One thing I am pleased to report is that the stage one marquee was double the size of last years big top making it a more comfortable affair. Also, the bar was in a seperate tent outside the two marquee stages. A good bar it was too with an excellent range of real ales. At the other end of the beer tent was a smaller marquee that was intended to be stage two. For some reason stage two never got active although most of the artists destined for stage two did get a showing at the other stages throughout the weekend.
Hayley and Harley
One of the musical highlights of the festival was the Sunday morning tribute to George Hamilton IV. George IV was a frequent visitor to the Americana over the years. Moreover he was a true gentleman beloved by all who met him. Hosted by George 'hege' Hamilton V, the tribute included performances by some of those who had played for him, featuring Sandy Kelly who toured with him for years. David Allan and Tony Byworth were among the non performers who also delivered eulogies.

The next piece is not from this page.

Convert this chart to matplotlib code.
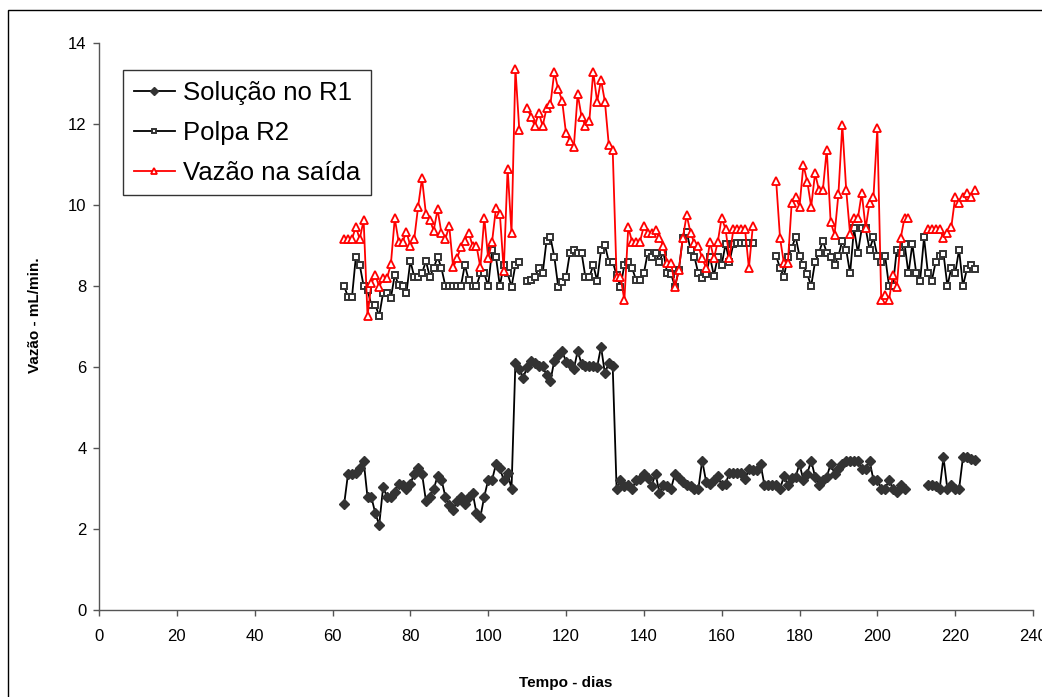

As can be seen, the Hayley Oliver band played. to the left and out of camera shot is the rest of her band which includes forummer Hitman on bass. The lineups this year relied on mostly on the return of firm festival favourites. The same can be said of the rockabilly bands. Perennial performer, Raymond Froggatt delivered a particularly sparkling and on occasion, genuinely moving performance. Root'n Toot'n closed the festival in true party style.
Now for the contentious part. The burlesque was back. So what? Well, it was put on in stage one in between the rockabilly bands at a time when the marquee was still full of children. No attempt was made to make it a 18+ show. I could be wrong but I think Loony Chris looked at the situation, realised there was absolutely no way of clearing the marquee of youngsters and just thought, 'What the heck ...' and went ahead with it. I'm no prude, I appreciate the female form as much as the next man but burlesque is just stripping with fancier costumes, isn't it? When you've got a situation where there's lots of kids, some little more than tots crowded on the dance floor in front of the stage where the girls and one guy are taking their clothes off, some one has to raise a hand and say, 'Hang on, this isn't right.' By all means, have a burlesque show. But let's have it after hours when the kids have all cleared off back to the campsite.
So there it is. Not as positive a review as I'd have liked to write. I hope 2016 sees a return to it's former glories. To finish on a bright note; if there was a prize for best suit of the festival, it would surely go to Curly.